Most of your assumptions are based on the traditional event loop that is used in most desktop GUI frameworks and game engines. In simplified terms, the traditional event loop looks like this.
public void eventLoop() {
while (true) {
sleep();
runEventListeners();
render();
}
}
We don't have this kind of event loop because Vaadin Flow is a web framework where the rendered user interface and the application logic are separated from each other by the asynchronous request-response cycle that drives everything on the web. In simplified terms, it looks like this:
public Response handleHttpRequest(Request request) {
Session session = request.getSession();
synchronized(session) {
runEventListeners(request, session);
UiStateDiff update = collectChanges(session);
return new Response(update);
}
}
There's then a separate structure when using @Push where, again very much simplified, UI::access does something along these lines:
public void access(Runnable task) {
Session session = this.getSession();
synchronized(session) {
task.run();
UiStateDiff update = collectChanges(session);
websocket.send(update);
}
}
Hopefully, this overview helps you understand how most of your assumptions based on a traditional event loop cannot be directly applied in this case.

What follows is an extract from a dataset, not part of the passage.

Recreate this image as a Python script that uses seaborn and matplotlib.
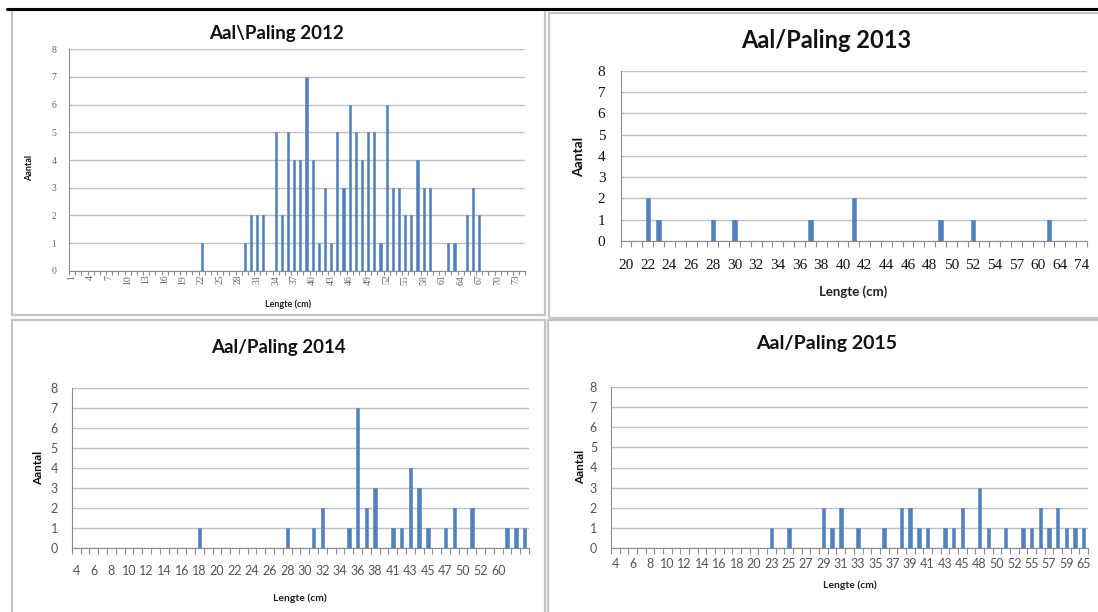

I'm not saying that it would be impossible, but it's certainly more than what one would assume if Vaadin Flow would use a traditional event loop.
If the internals of the ED are available somewhere, I'll gladly study them and try to be more specific...
It's all open source software, so feel free to go on studying.
There are lots of indirections for various practical reasons, but the main entry point for the request-based update logic is these two lines of code: https://github.com/vaadin/flow/blob/9b82032915646878679a28107bfee0c783128d17/flow-server/src/main/java/com/vaadin/flow/server/communication/UidlRequestHandler.java#L115-L116
The control flow when using @Push and UI::access is even more spread out but the core of it centers around https://github.com/vaadin/flow/blob/9b82032915646878679a28107bfee0c783128d17/flow-server/src/main/java/com/vaadin/flow/server/VaadinSession.java#L962-L977 combined with the logic to push out changes to the browser when the session the session is ultimately unlocked: https://github.com/vaadin/flow/blob/9b82032915646878679a28107bfee0c783128d17/flow-server/src/main/java/com/vaadin/flow/server/VaadinSession.java#L715-L726
Thanks. I'll give it a go and try to figure it out. :) Might take a bit though, since I'm just leaving on vacation. We'd really appreciate if you could give it some thought in the future as well. As I said, it would be very useful for any developer using Vaadin. BTW: Is there any documentation available about this? (Besides the sources themselves.) Best regards.